Let me take this a step further. When Pope Pius XII tried to draw a direct connection between the Big bang and the ‘moment’ of creation, Lemaitre was not enthusiastic. Let me quote in depth from my bio of him: (this was in 1951)

Needless to say, the Pope’s statement made headlines. The December 3rd issue of Time Magazine, for example, was titled: “Behind every door: God.”

One physicist, predictably, who seems to have found the entire controversy an endless source of amusement, was George Gamow. Not only did he take a chunk of the Pope’s statement and append it to the introduction of a paper he wrote a year later, raising a few eyebrows as he hoped. He apparently wanted to continue encouraging the Pope’s incursions into the realm of cosmology and religion, by feeding him articles via an archbishop he knew would deliver his material directly to the Vatican doorstep. “He never had anything to do with the English article ‘The’,” Hoyle later remarked of Gamow, ”and he went through a phase when he was forever quoting the Pope: ‘Pope say this…,’ or ‘About mangan (manganese) Pope says that…’”

Lemaître was clearly upset.

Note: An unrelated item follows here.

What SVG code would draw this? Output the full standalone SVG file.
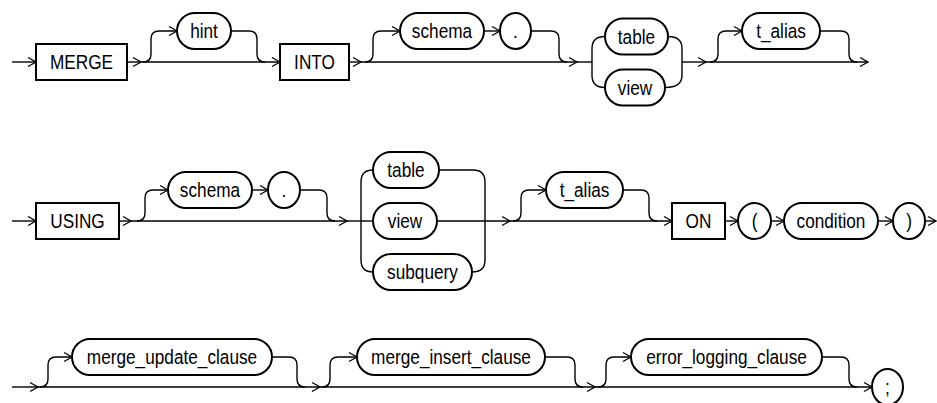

Having been appointed to membership in the Pontifical Academy by Pius’s predecessor because of his standing among cosmoslogists, he was understandably dismayed as to why he had not at least been consulted about the Pope’s address in advance. Within a few months, both Lemaître and the director of the Vatican Observatory, the Jesuit astronomer Daniel O’Connell, met with the Pope to explain that such blatant connections drawn between science and theology would not help the cause of the Church nor the progress of science. And less than a year later, when the Pope addressed a gathering of 650 astronomers at Castel Gandolfo, he this time refrained from discussing the religious and metaphysical implications of the Big Bang theory. To that end, Lemaître and O’Connell’s intervention seems to have succeeded.

If I may say so, too much of the heat generated by EvolutionNews is caused by misreadings, or in this case, non-readings of the very sources they would like to leverage for their rhetorical purposes.